Begin

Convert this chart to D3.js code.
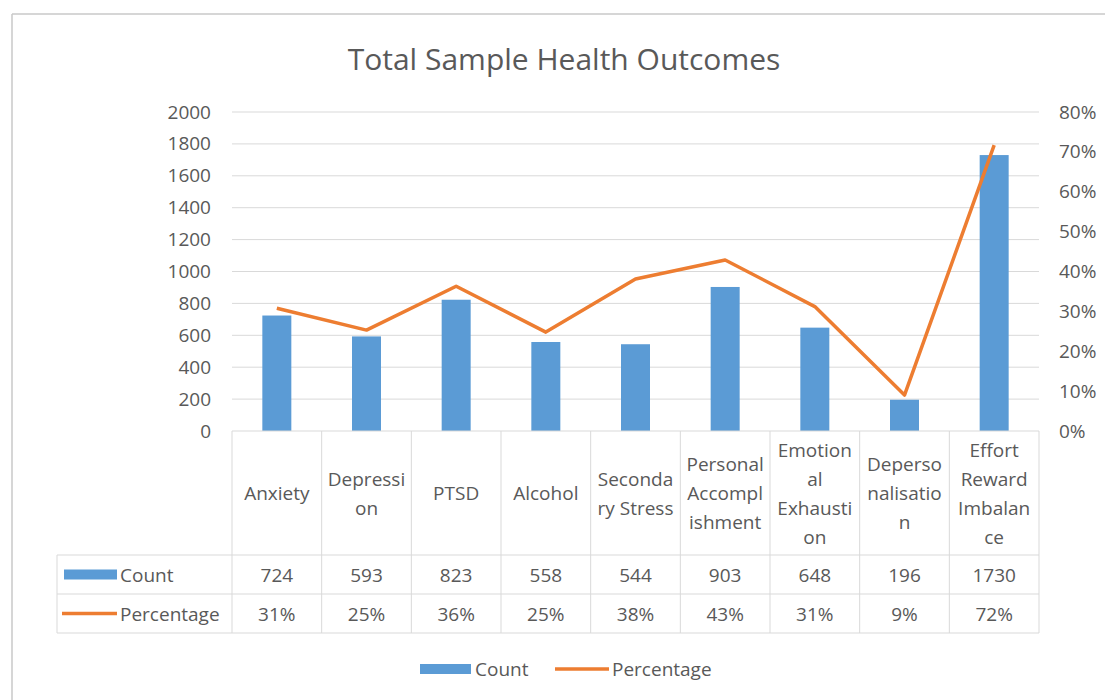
<!DOCTYPE html>
<html><head><meta charset="utf-8">
<script src="https://cdn.jsdelivr.net/npm/d3@7"></script>
<style>
body{margin:0;background:#fff;}
svg text{font-family:"Open Sans","Noto Sans",sans-serif;fill:#595959;}
</style></head>
<body><svg id="c" width="1105" height="700"></svg>
<script>
const categories = ["Anxiety","Depression","PTSD","Alcohol","Secondary Stress","Personal Accomplishment","Emotional Exhaustion","Depersonalisation","Effort Reward Imbalance"];
const categoryLines = [["Anxiety"],["Depressi","on"],["PTSD"],["Alcohol"],["Seconda","ry Stress"],["Personal","Accompl","ishment"],["Emotion","al","Exhausti","on"],["Deperso","nalisatio","n"],["Effort","Reward","Imbalan","ce"]];
const counts = [724,593,823,558,544,903,648,196,1730];
const percentages = [0.308,0.253,0.363,0.248,0.381,0.429,0.312,0.09,0.717];
const percentLabels = ["31%","25%","36%","25%","38%","43%","31%","9%","72%"];
const leftTicks = [0,200,400,600,800,1000,1200,1400,1600,1800,2000];
const rightTicks = [0,0.1,0.2,0.3,0.4,0.5,0.6,0.7,0.8];
const seriesNames = ["Count","Percentage"];

const blue = "#5B9BD5", orange = "#ED7D31", grid = "#D9D9D9";
const fs = "19px";
const svg = d3.select("#c");
const L = 232, R = 1039, T = 112, B = 431;
const tableLeft = 57, catRowBottom = 555, countRowBottom = 594, pctRowBottom = 633;

// outer frame
svg.append("line").attr("x1",12).attr("x2",1105).attr("y1",14).attr("y2",14).attr("stroke","#c8c8c8").attr("stroke-width",1.5);
svg.append("line").attr("x1",12).attr("x2",12).attr("y1",14).attr("y2",700).attr("stroke","#c8c8c8").attr("stroke-width",1.5);

svg.append("text").attr("x",564).attr("y",70).attr("text-anchor","middle")
  .style("font-size","30px").text("Total Sample Health Outcomes");

const x = d3.scaleBand().domain(categories).range([L,R]).paddingInner(0).paddingOuter(0);
const y = d3.scaleLinear().domain([0,2000]).range([B,T]);
const y2 = d3.scaleLinear().domain([0,0.8]).range([B,T]);

// gridlines
svg.append("g").selectAll("line").data(leftTicks.slice(1)).join("line")
  .attr("x1",L).attr("x2",R).attr("y1",d=>y(d)).attr("y2",d=>y(d))
  .attr("stroke",grid).attr("stroke-width",1);

// left axis
const ax = svg.append("g").attr("transform",`translate(${211},0)`)
  .call(d3.axisLeft(y).tickValues(leftTicks).tickFormat(d3.format("d")).tickSize(0).tickPadding(0));
ax.select(".domain").remove();
ax.selectAll("text").style("font-size",fs).style("fill","#595959").style("font-family","'Open Sans'");

// right axis
const ax2 = svg.append("g").attr("transform",`translate(${1059},0)`)
  .call(d3.axisRight(y2).tickValues(rightTicks).tickFormat(d3.format(".0%")).tickSize(0).tickPadding(0));
ax2.select(".domain").remove();
ax2.selectAll("text").style("font-size",fs).style("fill","#595959").style("font-family","'Open Sans'");

// bars
const bw = 29;
svg.append("g").selectAll("rect").data(counts).join("rect")
  .attr("x",(d,i)=>x(categories[i])+x.bandwidth()/2-bw/2)
  .attr("width",bw)
  .attr("y",d=>y(d)).attr("height",d=>B-y(d)).attr("fill",blue);

// line
svg.append("path").datum(percentages)
  .attr("fill","none").attr("stroke",orange).attr("stroke-width",3.5).attr("stroke-linejoin","round")
  .attr("d",d3.line().x((d,i)=>x(categories[i])+x.bandwidth()/2).y(d=>y2(d)));

// data table
const tg = svg.append("g");
[[L,B],[tableLeft,catRowBottom],[tableLeft,countRowBottom],[tableLeft,pctRowBottom]].forEach(([x0,yy])=>{
  tg.append("line").attr("x1",x0).attr("x2",R).attr("y1",yy).attr("y2",yy).attr("stroke",grid).attr("stroke-width",1);
});
const bounds = categories.map(c=>x(c)).concat([R]);
tg.selectAll("line.v").data(bounds).join("line").attr("class","v")
  .attr("x1",d=>d).attr("x2",d=>d).attr("y1",B).attr("y2",pctRowBottom).attr("stroke",grid).attr("stroke-width",1);
tg.append("line").attr("x1",tableLeft).attr("x2",tableLeft).attr("y1",catRowBottom).attr("y2",pctRowBottom).attr("stroke",grid);

// category labels
const lh = 29, catMid = (B+catRowBottom)/2;
categoryLines.forEach((lines,i)=>{
  const cx = x(categories[i])+x.bandwidth()/2;
  const t = tg.append("text").attr("text-anchor","middle").style("font-size",fs);
  lines.forEach((ln,j)=>{
    t.append("tspan").attr("x",cx).attr("y",catMid+(j-(lines.length-1)/2)*lh+7).text(ln);
  });
});
tg.selectAll("text.cnt").data(counts).join("text").attr("class","cnt")
  .attr("x",(d,i)=>x(categories[i])+x.bandwidth()/2).attr("y",(catRowBottom+countRowBottom)/2+7)
  .attr("text-anchor","middle").style("font-size",fs).text(d=>d);
tg.selectAll("text.pct").data(percentLabels).join("text").attr("class","pct")
  .attr("x",(d,i)=>x(categories[i])+x.bandwidth()/2).attr("y",(countRowBottom+pctRowBottom)/2+7)
  .attr("text-anchor","middle").style("font-size",fs).text(d=>d);

// table legend keys
const cy1 = (catRowBottom+countRowBottom)/2, cy2 = (countRowBottom+pctRowBottom)/2;
tg.append("rect").attr("x",64).attr("y",cy1-5).attr("width",53).attr("height",10).attr("fill",blue);
tg.append("text").attr("x",120).attr("y",cy1+7).style("font-size",fs).text(seriesNames[0]);
tg.append("line").attr("x1",62).attr("x2",117).attr("y1",cy2).attr("y2",cy2).attr("stroke",orange).attr("stroke-width",3.5);
tg.append("text").attr("x",120).attr("y",cy2+7).style("font-size",fs).text(seriesNames[1]);

// bottom legend
const ly = 669;
const lg = svg.append("g");
lg.append("rect").attr("x",420).attr("y",ly-5).attr("width",51).attr("height",10).attr("fill",blue);
lg.append("text").attr("x",475).attr("y",ly+7).style("font-size",fs).text(seriesNames[0]);
lg.append("line").attr("x1",555).attr("x2",609).attr("y1",ly).attr("y2",ly).attr("stroke",orange).attr("stroke-width",3.5);
lg.append("text").attr("x",612).attr("y",ly+7).style("font-size",fs).text(seriesNames[1]);
</script></body></html>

End

● THE PROBLEM
Quote the full listing above word for word; exclude every picture from the copy.

● THE RESULT
Convert this chart to D3.js code.
<!DOCTYPE html>
<html><head><meta charset="utf-8">
<script src="https://cdn.jsdelivr.net/npm/d3@7"></script>
<style>
body{margin:0;background:#fff;}
svg text{font-family:"Open Sans","Noto Sans",sans-serif;fill:#595959;}
</style></head>
<body><svg id="c" width="1105" height="700"></svg>
<script>
const categories = ["Anxiety","Depression","PTSD","Alcohol","Secondary Stress","Personal Accomplishment","Emotional Exhaustion","Depersonalisation","Effort Reward Imbalance"];
const categoryLines = [["Anxiety"],["Depressi","on"],["PTSD"],["Alcohol"],["Seconda","ry Stress"],["Personal","Accompl","ishment"],["Emotion","al","Exhausti","on"],["Deperso","nalisatio","n"],["Effort","Reward","Imbalan","ce"]];
const counts = [724,593,823,558,544,903,648,196,1730];
const percentages = [0.308,0.253,0.363,0.248,0.381,0.429,0.312,0.09,0.717];
const percentLabels = ["31%","25%","36%","25%","38%","43%","31%","9%","72%"];
const leftTicks = [0,200,400,600,800,1000,1200,1400,1600,1800,2000];
const rightTicks = [0,0.1,0.2,0.3,0.4,0.5,0.6,0.7,0.8];
const seriesNames = ["Count","Percentage"];

const blue = "#5B9BD5", orange = "#ED7D31", grid = "#D9D9D9";
const fs = "19px";
const svg = d3.select("#c");
const L = 232, R = 1039, T = 112, B = 431;
const tableLeft = 57, catRowBottom = 555, countRowBottom = 594, pctRowBottom = 633;

// outer frame
svg.append("line").attr("x1",12).attr("x2",1105).attr("y1",14).attr("y2",14).attr("stroke","#c8c8c8").attr("stroke-width",1.5);
svg.append("line").attr("x1",12).attr("x2",12).attr("y1",14).attr("y2",700).attr("stroke","#c8c8c8").attr("stroke-width",1.5);

svg.append("text").attr("x",564).attr("y",70).attr("text-anchor","middle")
  .style("font-size","30px").text("Total Sample Health Outcomes");

const x = d3.scaleBand().domain(categories).range([L,R]).paddingInner(0).paddingOuter(0);
const y = d3.scaleLinear().domain([0,2000]).range([B,T]);
const y2 = d3.scaleLinear().domain([0,0.8]).range([B,T]);

// gridlines
svg.append("g").selectAll("line").data(leftTicks.slice(1)).join("line")
  .attr("x1",L).attr("x2",R).attr("y1",d=>y(d)).attr("y2",d=>y(d))
  .attr("stroke",grid).attr("stroke-width",1);

// left axis
const ax = svg.append("g").attr("transform",`translate(${211},0)`)
  .call(d3.axisLeft(y).tickValues(leftTicks).tickFormat(d3.format("d")).tickSize(0).tickPadding(0));
ax.select(".domain").remove();
ax.selectAll("text").style("font-size",fs).style("fill","#595959").style("font-family","'Open Sans'");

// right axis
const ax2 = svg.append("g").attr("transform",`translate(${1059},0)`)
  .call(d3.axisRight(y2).tickValues(rightTicks).tickFormat(d3.format(".0%")).tickSize(0).tickPadding(0));
ax2.select(".domain").remove();
ax2.selectAll("text").style("font-size",fs).style("fill","#595959").style("font-family","'Open Sans'");

// bars
const bw = 29;
svg.append("g").selectAll("rect").data(counts).join("rect")
  .attr("x",(d,i)=>x(categories[i])+x.bandwidth()/2-bw/2)
  .attr("width",bw)
  .attr("y",d=>y(d)).attr("height",d=>B-y(d)).attr("fill",blue);

// line
svg.append("path").datum(percentages)
  .attr("fill","none").attr("stroke",orange).attr("stroke-width",3.5).attr("stroke-linejoin","round")
  .attr("d",d3.line().x((d,i)=>x(categories[i])+x.bandwidth()/2).y(d=>y2(d)));

// data table
const tg = svg.append("g");
[[L,B],[tableLeft,catRowBottom],[tableLeft,countRowBottom],[tableLeft,pctRowBottom]].forEach(([x0,yy])=>{
  tg.append("line").attr("x1",x0).attr("x2",R).attr("y1",yy).attr("y2",yy).attr("stroke",grid).attr("stroke-width",1);
});
const bounds = categories.map(c=>x(c)).concat([R]);
tg.selectAll("line.v").data(bounds).join("line").attr("class","v")
  .attr("x1",d=>d).attr("x2",d=>d).attr("y1",B).attr("y2",pctRowBottom).attr("stroke",grid).attr("stroke-width",1);
tg.append("line").attr("x1",tableLeft).attr("x2",tableLeft).attr("y1",catRowBottom).attr("y2",pctRowBottom).attr("stroke",grid);

// category labels
const lh = 29, catMid = (B+catRowBottom)/2;
categoryLines.forEach((lines,i)=>{
  const cx = x(categories[i])+x.bandwidth()/2;
  const t = tg.append("text").attr("text-anchor","middle").style("font-size",fs);
  lines.forEach((ln,j)=>{
    t.append("tspan").attr("x",cx).attr("y",catMid+(j-(lines.length-1)/2)*lh+7).text(ln);
  });
});
tg.selectAll("text.cnt").data(counts).join("text").attr("class","cnt")
  .attr("x",(d,i)=>x(categories[i])+x.bandwidth()/2).attr("y",(catRowBottom+countRowBottom)/2+7)
  .attr("text-anchor","middle").style("font-size",fs).text(d=>d);
tg.selectAll("text.pct").data(percentLabels).join("text").attr("class","pct")
  .attr("x",(d,i)=>x(categories[i])+x.bandwidth()/2).attr("y",(countRowBottom+pctRowBottom)/2+7)
  .attr("text-anchor","middle").style("font-size",fs).text(d=>d);

// table legend keys
const cy1 = (catRowBottom+countRowBottom)/2, cy2 = (countRowBottom+pctRowBottom)/2;
tg.append("rect").attr("x",64).attr("y",cy1-5).attr("width",53).attr("height",10).attr("fill",blue);
tg.append("text").attr("x",120).attr("y",cy1+7).style("font-size",fs).text(seriesNames[0]);
tg.append("line").attr("x1",62).attr("x2",117).attr("y1",cy2).attr("y2",cy2).attr("stroke",orange).attr("stroke-width",3.5);
tg.append("text").attr("x",120).attr("y",cy2+7).style("font-size",fs).text(seriesNames[1]);

// bottom legend
const ly = 669;
const lg = svg.append("g");
lg.append("rect").attr("x",420).attr("y",ly-5).attr("width",51).attr("height",10).attr("fill",blue);
lg.append("text").attr("x",475).attr("y",ly+7).style("font-size",fs).text(seriesNames[0]);
lg.append("line").attr("x1",555).attr("x2",609).attr("y1",ly).attr("y2",ly).attr("stroke",orange).attr("stroke-width",3.5);
lg.append("text").attr("x",612).attr("y",ly+7).style("font-size",fs).text(seriesNames[1]);
</script></body></html>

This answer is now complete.